Learning to code a pH sensor with Arduino enables precise pH measurements for various applications. Understanding the sensor’s operation, calibration, and fine-tuning is key to obtaining accurate readings. Experimenting with buffer solutions and integrating pH sensors into projects enhances your skills. Beijing Leadmed Technology Co., Ltd. offers advanced pH sensors, ideal for industries needing continuous, high-precision monitoring. Their products provide reliable solutions for water quality monitoring and agricultural applications, supporting industries with real-time, accurate data.

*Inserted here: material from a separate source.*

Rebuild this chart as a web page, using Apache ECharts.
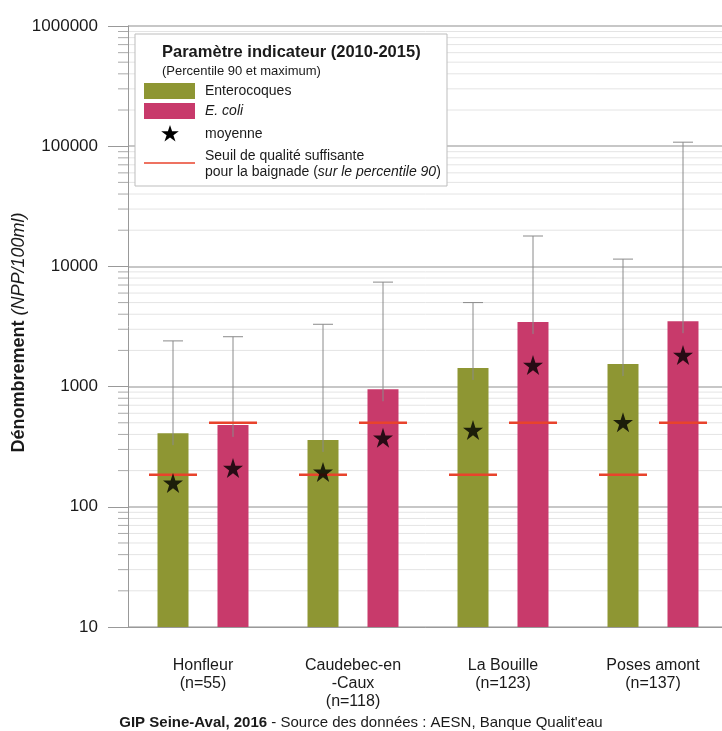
<!DOCTYPE html>
<html>
<head>
<meta charset="utf-8">
<script src="https://cdn.jsdelivr.net/npm/echarts@6/dist/echarts.min.js"></script>
<style>
html, body { margin: 0; padding: 0; background: #fff; }
#chart { width: 722px; height: 731px; }
</style>
</head>
<body>
<div id="chart"></div>
<script>
// données
var categories = ['Honfleur\n(n=55)', 'Caudebec-en\n-Caux\n(n=118)', 'La Bouille\n(n=123)', 'Poses amont\n(n=137)'];
var enteroP90 = [410, 360, 1430, 1540];
var ecoliP90 = [480, 950, 3450, 3500];
var enteroMax = [2400, 3300, 5000, 11500];
var ecoliMax = [2600, 7400, 17900, 108000];
var enteroMean = [158, 195, 435, 505];
var ecoliMean = [210, 375, 1510, 1830];
var enteroSeuil = [185, 185, 185, 185];
var ecoliSeuil = [500, 500, 500, 500];
var minorTicks = [20, 30, 40, 50, 60, 70, 80, 90,
  200, 300, 400, 500, 600, 700, 800, 900,
  2000, 3000, 4000, 5000, 6000, 7000, 8000, 9000,
  20000, 30000, 40000, 50000, 60000, 70000, 80000, 90000,
  200000, 300000, 400000, 500000, 600000, 700000, 800000, 900000];

var GREEN = '#8e9633';
var PINK = '#c83a6b';
var RED = '#e8432c';
var STAR = 'path://M50,0 L61.8,35.1 L98.9,35.1 L68.9,56.8 L80.3,91.9 L50,70.2 L19.7,91.9 L31.1,56.8 L1.1,35.1 L38.2,35.1 Z';
var FONT = 'Liberation Sans';

var myChart = echarts.init(document.getElementById('chart'));

function errorBar(offset) {
  return function (params, api) {
    var base = api.coord([api.value(0), api.value(1)]);
    var top = api.coord([api.value(0), api.value(2)]);
    var cx = base[0] + offset;
    var st = { stroke: '#8a8a8a', lineWidth: 1 };
    return {
      type: 'group',
      children: [
        { type: 'line', shape: { x1: cx, y1: base[1] + 12, x2: cx, y2: top[1] }, style: st },
        { type: 'line', shape: { x1: cx - 10, y1: top[1], x2: cx + 10, y2: top[1] }, style: st }
      ]
    };
  };
}

function seuil(offset) {
  return function (params, api) {
    var p = api.coord([api.value(0), api.value(1)]);
    var cx = p[0] + offset;
    return {
      type: 'line',
      shape: { x1: cx - 24, y1: p[1], x2: cx + 24, y2: p[1] },
      style: { stroke: RED, lineWidth: 2.5 }
    };
  };
}

function pairs(a, b) {
  return categories.map(function (c, i) { return b ? [i, a[i], b[i]] : [i, a[i]]; });
}

// légende dessinée à la main (encadré)
var Z = 100;
var legendItems = [
  { type: 'rect', z: Z, shape: { x: 135, y: 34, width: 312, height: 152 }, style: { fill: '#fff', stroke: '#bdbdbd', lineWidth: 1 } },
  { type: 'text', z: Z, x: 162, y: 44, style: { text: 'Paramètre indicateur (2010-2015)', font: 'bold 16.5px "Liberation Sans"', fill: '#1a1a1a' } },
  { type: 'text', z: Z, x: 162, y: 65, style: { text: '(Percentile 90 et maximum)', font: '13px "Liberation Sans"', fill: '#1a1a1a' } },
  { type: 'rect', z: Z, shape: { x: 144, y: 83, width: 51, height: 16 }, style: { fill: GREEN } },
  { type: 'text', z: Z, x: 205, y: 91, style: { text: 'Enterocoques', font: '14px "Liberation Sans"', fill: '#1a1a1a', verticalAlign: 'middle' } },
  { type: 'rect', z: Z, shape: { x: 144, y: 103, width: 51, height: 16 }, style: { fill: PINK } },
  { type: 'text', z: Z, x: 205, y: 111, style: { text: 'E. coli', font: 'italic 14px "Liberation Sans"', fill: '#1a1a1a', verticalAlign: 'middle' } },
  { type: 'polygon', z: Z, shape: { points: [[170, 125], [172.1, 131.3], [178.8, 131.3], [173.4, 135.2], [175.5, 141.5], [170, 137.6], [164.5, 141.5], [166.6, 135.2], [161.2, 131.3], [167.9, 131.3]] }, style: { fill: '#000' } },
  { type: 'text', z: Z, x: 205, y: 134, style: { text: 'moyenne', font: '14px "Liberation Sans"', fill: '#1a1a1a', verticalAlign: 'middle' } },
  { type: 'line', z: Z, shape: { x1: 144, y1: 163, x2: 195, y2: 163 }, style: { stroke: RED, lineWidth: 1.5 } },
  { type: 'text', z: Z, x: 205, y: 156, style: { text: 'Seuil de qualité suffisante', font: '14px "Liberation Sans"', fill: '#1a1a1a', verticalAlign: 'middle' } },
  { type: 'text', z: Z, x: 205, y: 172, style: {
    text: 'pour la baignade ({i|sur le percentile 90})', font: '14px "Liberation Sans"', fill: '#1a1a1a', verticalAlign: 'middle',
    rich: { i: { fontStyle: 'italic', fontSize: 14, fontFamily: FONT } }
  } },
  {
    type: 'text', left: 'center', top: 715, z: Z,
    style: {
      text: '{b|GIP Seine-Aval, 2016} - Source des données : AESN, Banque Qualit\'eau',
      font: '15px "Liberation Sans"', fill: '#1a1a1a',
      rich: { b: { fontWeight: 'bold', fontSize: 15, fontFamily: FONT } }
    }
  }
];

var option = {
  textStyle: { fontFamily: FONT },
  animation: false,
  grid: { left: 128, top: 26, width: 600, height: 601, containLabel: false, outerBoundsMode: 'none' },
  xAxis: {
    type: 'category',
    data: categories,
    axisLine: { lineStyle: { color: '#999', width: 1 } },
    axisTick: { alignWithLabel: true, length: 18, lineStyle: { color: '#999' } },
    axisLabel: { fontSize: 16, color: '#1a1a1a', margin: 30, lineHeight: 18, fontFamily: FONT },
    splitLine: { show: false }
  },
  yAxis: {
    type: 'log',
    logBase: 10,
    min: 10,
    max: 1000000,
    name: '{b|Dénombrement} {i|(NPP/100ml)}',
    nameLocation: 'middle',
    nameRotate: 90,
    nameGap: 100,
    nameMoveOverlap: false,
    nameTextStyle: {
      fontSize: 18, color: '#1a1a1a', fontFamily: FONT,
      padding: [0, 12, 0, 0],
      rich: {
        b: { fontSize: 18, fontWeight: 'bold', color: '#1a1a1a', fontFamily: FONT },
        i: { fontSize: 18, fontStyle: 'italic', color: '#1a1a1a', fontFamily: FONT }
      }
    },
    axisLine: { show: true, lineStyle: { color: '#999', width: 1 } },
    axisTick: { show: true, length: 20, lineStyle: { color: '#999' } },
    axisLabel: {
      fontSize: 17, color: '#1a1a1a', margin: 30, fontFamily: FONT,
      formatter: function (v) { return String(v); }
    },
    splitLine: { show: true, lineStyle: { color: '#b5b5b5', width: 1.5 } }
  },
  graphic: legendItems,
  series: [
    {
      name: 'grille mineure',
      type: 'custom',
      silent: true,
      clip: false,
      z: 0,
      data: minorTicks.map(function (v) { return [0, v]; }),
      encode: { x: 0, y: 1 },
      renderItem: function (params, api) {
        var p = api.coord([0, api.value(1)]);
        var cs = params.coordSys;
        return {
          type: 'group',
          children: [
            { type: 'line', shape: { x1: cs.x, y1: p[1], x2: cs.x + cs.width, y2: p[1] }, style: { stroke: '#e4e4e4', lineWidth: 1 } },
            { type: 'line', shape: { x1: cs.x - 10, y1: p[1], x2: cs.x, y2: p[1] }, style: { stroke: '#aaa', lineWidth: 1 } }
          ]
        };
      }
    },
    {
      name: 'Enterocoques',
      type: 'bar',
      barWidth: 31,
      barGap: '93.5%',
      z: 2,
      itemStyle: { color: GREEN },
      data: enteroP90
    },
    {
      name: 'E. coli',
      type: 'bar',
      barWidth: 31,
      barGap: '93.5%',
      z: 2,
      itemStyle: { color: PINK },
      data: ecoliP90
    },
    {
      name: 'max Enterocoques', type: 'custom', z: 3, silent: true,
      data: pairs(enteroP90, enteroMax), encode: { x: 0, y: [1, 2] },
      renderItem: errorBar(-30)
    },
    {
      name: 'max E. coli', type: 'custom', z: 3, silent: true,
      data: pairs(ecoliP90, ecoliMax), encode: { x: 0, y: [1, 2] },
      renderItem: errorBar(30)
    },
    {
      name: 'seuil Enterocoques', type: 'custom', z: 4, silent: true,
      data: pairs(enteroSeuil), encode: { x: 0, y: 1 },
      renderItem: seuil(-30)
    },
    {
      name: 'seuil E. coli', type: 'custom', z: 4, silent: true,
      data: pairs(ecoliSeuil), encode: { x: 0, y: 1 },
      renderItem: seuil(30)
    },
    {
      name: 'moyenne Enterocoques', type: 'scatter', z: 5,
      symbol: STAR, symbolSize: 20, symbolOffset: [-30, 0],
      itemStyle: { color: '#000' },
      data: enteroMean
    },
    {
      name: 'moyenne E. coli', type: 'scatter', z: 5,
      symbol: STAR, symbolSize: 20, symbolOffset: [30, 0],
      itemStyle: { color: '#000' },
      data: ecoliMean
    }
  ]
};

myChart.setOption(option);
</script>
</body>
</html>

A: A pH sensor detects the hydrogen ion concentration in a solution and converts this into an electrical signal corresponding to a pH value. The sensor typically includes a glass electrode and a reference electrode, which interact with the solution to measure pH by detecting voltage differences.
A: To code a pH sensor with Arduino, connect the sensor to an analog pin on the board. Use the analogRead() function to capture the raw value, then convert it to voltage and map it to the pH scale (0-14). Calibration is key to ensuring accurate readings.
A: Calibration ensures that the pH sensor provides accurate and reliable readings. Without calibration, the sensor may give incorrect pH values. It typically involves using buffer solutions with known pH values, such as pH 4.0, 7.0, or 10.0.
A: To stabilize pH sensor readings, average multiple measurements to reduce noise. You can also use software filtering techniques to smooth out fluctuations, ensuring that the readings are more consistent and reliable.
A: Yes, pH sensors are widely used in agriculture to monitor soil pH levels. By using a pH sensor, farmers can ensure optimal conditions for plant growth, adjusting soil acidity or alkalinity as needed for different crops.